In my own life, I've seen it in my career as a DJ, with my residency coming to an end, in my work situation, with projects ending and opportunities that were never really right for me that haven't panned out. On the relationship front, its finally accepting that things with the guy I've been wanting for the past year and a half are just not going to happen.

A lot of the changes haven't been fun -- whether for me or for others. At times its felt like the world was coming apart. Some of the things I've really fought because I kept hoping they'd turn in a different direction. I've tried it with work, I've tried keeping friendships going that just weren't working, I've tried wishing and hoping that things with the guy would turn around. In the end, though, life has a will of its own.
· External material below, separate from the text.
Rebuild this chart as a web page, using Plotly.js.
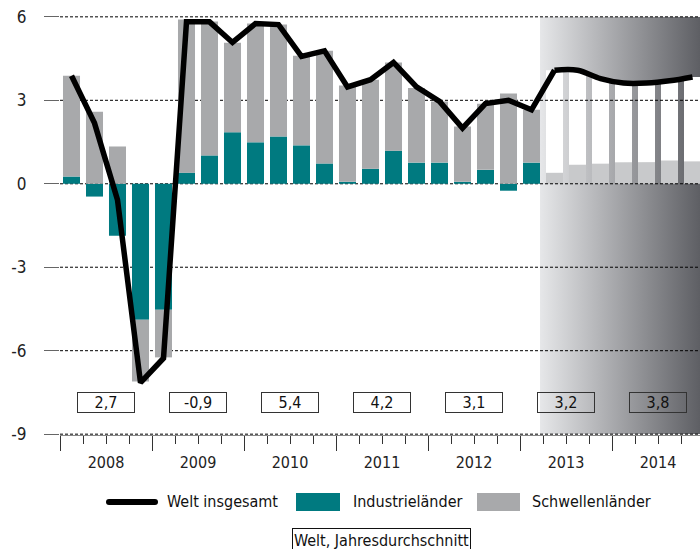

You can fight it if you want, but you'll always lose.

I guess the craziest part of it all is that I've fought so hard to keep things that weren't working. Even though I can look back at my life and understand that the things in my life that I've most feared and tried to hold back ended up being things I needed most and that those things have always turned out to my benefit, it hasn't stopped me from picking new battles. I guess that's just human nature.

There are so many things about which I could stand back and say, "If I could just tweak this or move these couple of things around, everything would be so much better." I've done my share of that, I know. Life doesn't work that way, though. Things are what they are -- you can try to force them and bitch that things don't fit or you can allow them to fit together they way they want to fit together. I've spent so much trying to force things and wondering why the hell life didn't flow anymore. That said, I guess you can only stumble so many times over the same stone before you finally decide to go around that fucker. I'd like to think that I'm finally ready for that.

I know that if I were standing back and reading this that I'd find it a little bitter, perhaps. The strange thing is that it doesn't feel that way on this end. Rather, I've already started to see a few things finally start to come together. I'd like to think that they're just hints of the new beginnings that are almost here. I've told myself for a long time that I've wanted finally to spread my wings and fly. At the same time, I've needed to open my eyes to see the last few things that have been weighing me down. I picture myself lying on the ground, clutching onto them, holding on for dear life, afraid of falling. I can't help but laugh because you never fall up.

Maybe I can take a moment to linger on the thought of things that might have been... though I've been living with those regrets for too long. They've been little comfort -- like a scratchy blanket that's too small in a hot room. Strange that I'd spend so long trying to stretch it and fit underneath and all the while bitch about how hot it was. I guess 33 years is long enough, right?